Derek Ludovici received his MA from AUC in 2013. He is a PhD student in Anthropology CUNY focusing on changing labor-state relations since January 25, 2011.
Kira Jumet is a PhD Candidate in the Rutgers University Department of Political Science. Her dissertation, “Mobilization, Grievances, and Political Opportunities in the Egyptian Uprisings,” examines protest mobilization during the 2011 Revolution and June 30, 2013 uprising.
Karim Malak is an MA candidate at Columbia University’s MESAAS Department. His research interests include neoliberalism in Egypt and the modern subject, religious freedom more broadly in the Middle East and Egypt’s Coptic Christians.
Taylor Moore is a Ph.D. student in History at Rutgers University her research centers around histories of the body, “technologies of the self,” and the intersections of race and sexuality in the production of subjectivities, particularly with regards to processes of heterosocialization, in the Middle East and North Africa. Taylor was a co-convener of the symposium.

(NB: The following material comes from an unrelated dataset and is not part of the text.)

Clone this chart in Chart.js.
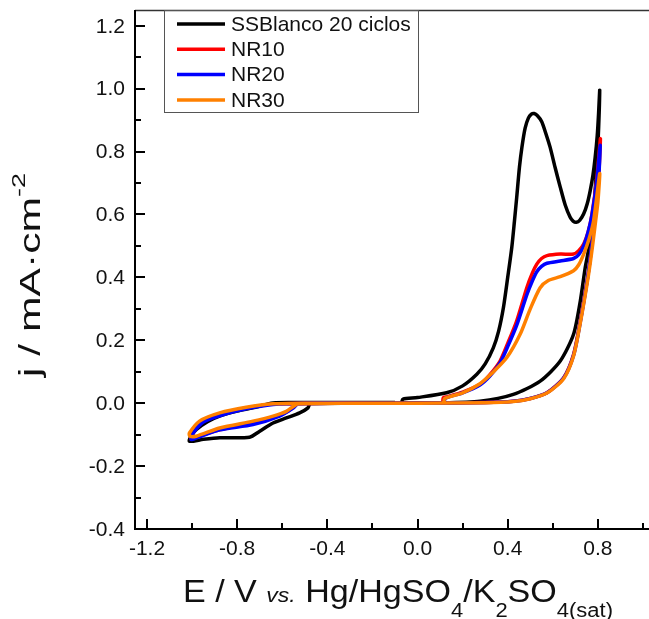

Maya Mikdashi is a sociocultural anthropologist who is currently an Andrew Mellon Postdoctoral Fellow at the Institute for Research on Women, Rutgers. Maya is also Co-Founder/ Co-Editor of Jadaliyya.
Alaa Murad is currently in the final year of a joint MA degree in Near Eastern & Judaic Studies and Conflict & Coexistence Studies at Brandeis University.
Jeremy Randall is a third year Ph.D. student in the History program at The Graduate Center, CUNY. His research focuses on the role of affect and ecology in understanding the intersections of leftism and popular culture in Lebanon during the 1970s-1980s.
Nova Robinson is a Ph.D. Candidate in History at Rutgers. Her dissertation "Lobbying the League: Syrian Women’s Transnational Pan-Arab Activism, 1910-1949" focuses on transnational Syrian women`s networks in the first half of the 20th century that lobbied the League of Nations on behalf of women`s rights and Arab sovereignty. Nova was a co-convener of the symposium.
Becky L. Schulthies is Assistant Professor of Anthropology at Rutgers. Her work is on media production and reception in urban Fez, Morocco.
Sherene Seikaly is Assistant Professor of History at the University of California, Santa Barbara. She is the editor of Arab Studies Journal and Co-Founder/Co-Editor of Jadaliyya.
Eve Troutt Powell (Keynote) is an Associate Dean of Graduate Studies and the Christopher H. Browne Distinguished Professor of History and Africana Studies at the University of Pennsylvania. She has published Tell This in My Memory: Stories of Enslavement from Egypt, Sudan and the Ottoman Empire (2012) and A Different Shade of Colonialism: Egypt, Great Britain and the Mastery of the Sudan (2003).
Madeleine Wells is a PhD Candidate at the George Washington University studying comparative politics and international relations. Her research addresses nation-building and sectarian politics in the Arabian Gulf.
Ella Wind is a graduate student in Near East Studies at NYU. Her research focuses primarily on the political economy of Turkey and the Levant. She is also a Co-Editor of Syria-related content for Jadaliyya and a researcher for the Syria Refugee Portal project.